Raw data:

☆ ☆ ☆ ☆ ☆ ☆ ☆

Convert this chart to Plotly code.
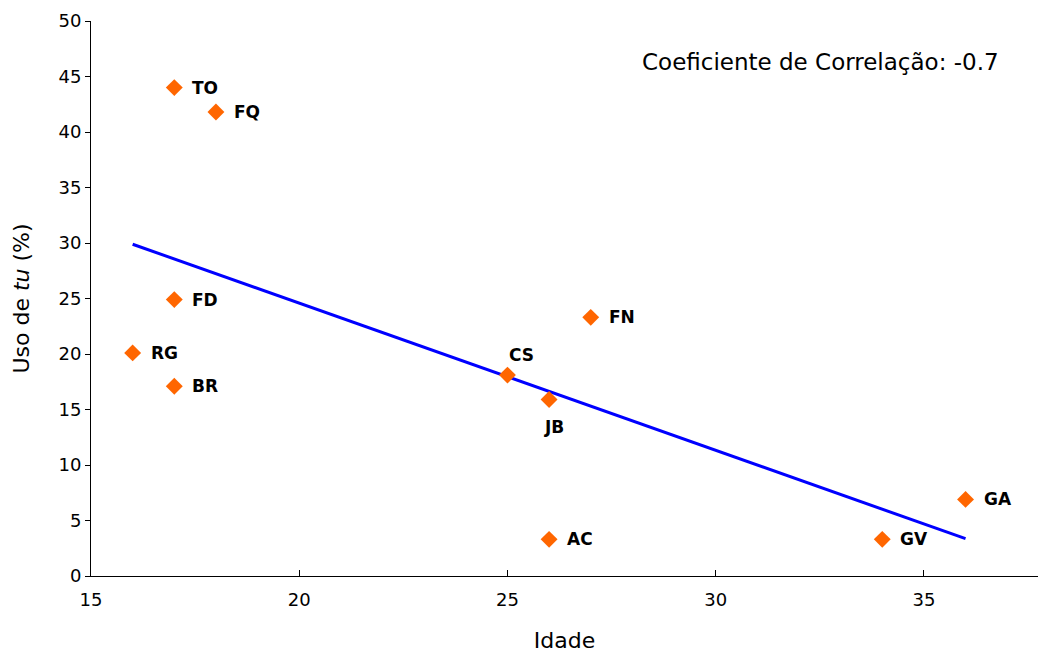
import numpy as np
import plotly.graph_objects as go

names = ["TO", "FQ", "FD", "RG", "BR", "CS", "JB", "FN", "AC", "GA", "GV"]
idade = [17, 18, 17, 16, 17, 25, 26, 27, 26, 36, 34]
uso_tu = [44.0, 41.8, 24.9, 20.1, 17.1, 18.1, 15.9, 23.3, 3.3, 6.9, 3.3]
# label offsets in pixels (xshift, yshift)
label_dx = [16, 16, 16, 16, 16, 0, -7, 16, 16, 16, 16]
label_dy = [0, 0, 0, 0, 0, 20, -27, 0, 0, 0, 0]

xs = np.array(idade, dtype=float)
ys = np.array(uso_tu, dtype=float)
slope, intercept = np.polyfit(xs, ys, 1)
r = np.corrcoef(xs, ys)[0, 1]
xl = np.array([xs.min(), xs.max()])
yl = slope * xl + intercept

FONT = "Verdana, DejaVu Sans, sans-serif"

fig = go.Figure()
fig.add_trace(go.Scatter(x=xl, y=yl, mode="lines",
                         line=dict(color="#0000FF", width=3),
                         hoverinfo="skip", showlegend=False))
fig.add_trace(go.Scatter(x=idade, y=uso_tu, mode="markers",
                         marker=dict(symbol="diamond", size=13, color="#FF6600"),
                         text=names, showlegend=False))

for n, x, y, dx, dy in zip(names, idade, uso_tu, label_dx, label_dy):
    fig.add_annotation(x=x, y=y, text=f"<b>{n}</b>", showarrow=False,
                       xanchor="left", yanchor="middle", xshift=dx, yshift=dy,
                       font=dict(family=FONT, size=17, color="black"))

fig.add_annotation(xref="paper", yref="paper", x=(1001 - 91) / 947, y=(576 - 62) / 555,
                   text=f"Coeficiente de Correlação: {r:.1f}", showarrow=False,
                   xanchor="right", yanchor="middle",
                   font=dict(family=FONT, size=23, color="black"))

fig.update_layout(
    width=1038, height=653,
    margin=dict(l=91, r=0, t=21, b=77),
    paper_bgcolor="white", plot_bgcolor="white",
    font=dict(family=FONT, size=18, color="black"),
    xaxis=dict(range=[15, 37.74], tickvals=[15, 20, 25, 30, 35],
               showgrid=False, zeroline=False, showline=True, linecolor="black",
               linewidth=1, ticks="inside", ticklen=6, tickcolor="black",
               ticklabelstandoff=7,
               title=dict(text="Idade", font=dict(size=22), standoff=26),
               tickfont=dict(size=18)),
    yaxis=dict(range=[0, 50], dtick=5, showgrid=False, zeroline=False,
               showline=True, linecolor="black", linewidth=1,
               ticks="outside", ticklen=5, tickcolor="black",
               title=dict(text="Uso de <i>tu</i> (%)", font=dict(size=22), standoff=22),
               tickfont=dict(size=18)),
)

fig.write_html("out.html", config={"displayModeBar": False},
               post_script="document.body.style.margin='0';")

☆ ☆ ☆ ☆ ☆ ☆ ☆

Request: Leave out any pictures, please, and quote only the lines from the top of the data through the line that contains "-27, 0, 0, 0, 0]".

Output for this exercise:
Convert this chart to Plotly code.
import numpy as np
import plotly.graph_objects as go

names = ["TO", "FQ", "FD", "RG", "BR", "CS", "JB", "FN", "AC", "GA", "GV"]
idade = [17, 18, 17, 16, 17, 25, 26, 27, 26, 36, 34]
uso_tu = [44.0, 41.8, 24.9, 20.1, 17.1, 18.1, 15.9, 23.3, 3.3, 6.9, 3.3]
# label offsets in pixels (xshift, yshift)
label_dx = [16, 16, 16, 16, 16, 0, -7, 16, 16, 16, 16]
label_dy = [0, 0, 0, 0, 0, 20, -27, 0, 0, 0, 0]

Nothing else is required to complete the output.